Is this an indication that the central banker is now ready to allow the dollar to trade below Rs 60 in the inter-bank market? Because the SBP has been holding the US unit firm above this mark to save the exporters from exchange rate losses. “I cannot really say if the fall of the dollar below Rs60 is a temporary thing or it is a major signal,” said treasurer of a large foreign bank.
But other foreign and local bankers were more frank. “It is the second straight day that the SBP has not defended the dollar at Rs60. If the US currency trades below this level for some more days we can say the SBP is going to defend the US currency at a different price,” said treasurer of another foreign bank.
“We anticipate the SBP defending the dollar at a broad range of Rs59.70-Rs60.30.”
Treasurer of a large local private bank said the fact that the SBP watched the fall of the dollar below Rs60 from the sidelines apparently indicates that it would now defend the dollar at a new level.
Central bankers avoid to comment on market-sensitive issues so it is difficult to say whether SBP is going to find another level for defending the dollar or it would let the dollar inch up again to rise past Rs 60.
The State Bank has purchased more than a billion dollars from the inter-bank market in the past five months to contain its fall after September 11.
The terror attack on the US that day and the ensuing US war against Afghanistan led many overseas Pakistanis to send home more foreign exchange through banks than via money changers. In addition to this many people brought back home part of the ill- gotten money that they had earlier deposited abroad but were now unable to retain there due to tightening of anti-money laundering laws after Sept 11.

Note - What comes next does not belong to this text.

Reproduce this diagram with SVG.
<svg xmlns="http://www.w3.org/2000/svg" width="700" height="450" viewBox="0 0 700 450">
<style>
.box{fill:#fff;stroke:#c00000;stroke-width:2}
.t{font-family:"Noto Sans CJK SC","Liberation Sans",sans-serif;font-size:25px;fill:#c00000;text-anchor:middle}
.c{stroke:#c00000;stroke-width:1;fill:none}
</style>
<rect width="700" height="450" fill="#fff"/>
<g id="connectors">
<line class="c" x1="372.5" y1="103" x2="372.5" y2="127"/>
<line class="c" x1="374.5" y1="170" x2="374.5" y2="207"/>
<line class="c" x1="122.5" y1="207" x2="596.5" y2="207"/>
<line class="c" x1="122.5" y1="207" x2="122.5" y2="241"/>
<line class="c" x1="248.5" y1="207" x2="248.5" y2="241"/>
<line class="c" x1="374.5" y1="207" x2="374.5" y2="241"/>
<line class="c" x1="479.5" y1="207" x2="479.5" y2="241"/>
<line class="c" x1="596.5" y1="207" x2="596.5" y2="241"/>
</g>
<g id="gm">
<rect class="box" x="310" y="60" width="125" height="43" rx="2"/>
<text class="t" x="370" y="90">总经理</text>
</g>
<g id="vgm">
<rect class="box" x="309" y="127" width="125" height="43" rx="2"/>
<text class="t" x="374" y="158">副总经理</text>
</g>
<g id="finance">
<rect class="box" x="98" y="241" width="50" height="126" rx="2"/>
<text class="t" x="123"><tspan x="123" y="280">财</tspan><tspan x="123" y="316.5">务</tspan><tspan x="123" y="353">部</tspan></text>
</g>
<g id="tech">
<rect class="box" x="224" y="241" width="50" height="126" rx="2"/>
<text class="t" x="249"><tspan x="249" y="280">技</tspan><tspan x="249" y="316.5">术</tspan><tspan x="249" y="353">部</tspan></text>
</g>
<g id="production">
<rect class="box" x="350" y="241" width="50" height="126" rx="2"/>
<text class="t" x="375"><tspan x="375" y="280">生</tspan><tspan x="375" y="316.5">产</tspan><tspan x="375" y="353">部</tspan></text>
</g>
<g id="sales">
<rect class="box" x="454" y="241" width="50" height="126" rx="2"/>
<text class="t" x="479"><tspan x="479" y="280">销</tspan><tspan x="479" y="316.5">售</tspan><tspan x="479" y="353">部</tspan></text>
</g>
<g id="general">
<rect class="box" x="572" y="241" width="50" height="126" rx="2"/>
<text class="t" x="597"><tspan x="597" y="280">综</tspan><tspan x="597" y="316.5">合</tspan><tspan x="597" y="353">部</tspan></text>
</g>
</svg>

This enhanced Pakistan’s foreign exchange reserves from $3.2 billion at the end of June 2001 to more than $5 billion by end of February 2002. In the meanwhile the dollar had to shed more than 6 per cent of its value against the rupee. That is where the shoe is pinching.
The exporters’ margin has reduced and their competitiveness fallen because of the heavy dollar depreciation. This coupled with an economic slump at home and in many parts of the world abroad has taken its toll on overall growth of exports as well.
In the first eight months of this fiscal year Pakistan’s exports totalled $5.8 billion only eclipsing hopes of fetching even $9 billion against the original target of $10.1 billion.
KERB MARKET: The rupee gained 20 paisa for selling in the kerb market on Tuesday where it closed at Rs60.20/ Rs60.25 for spot buying and selling against the previous close of Rs60.35/ Rs60.45.
President of Forex Association of Pakistan, Malik Bostan said the rupee rose as the banks dollar buying to finance credit cards ended.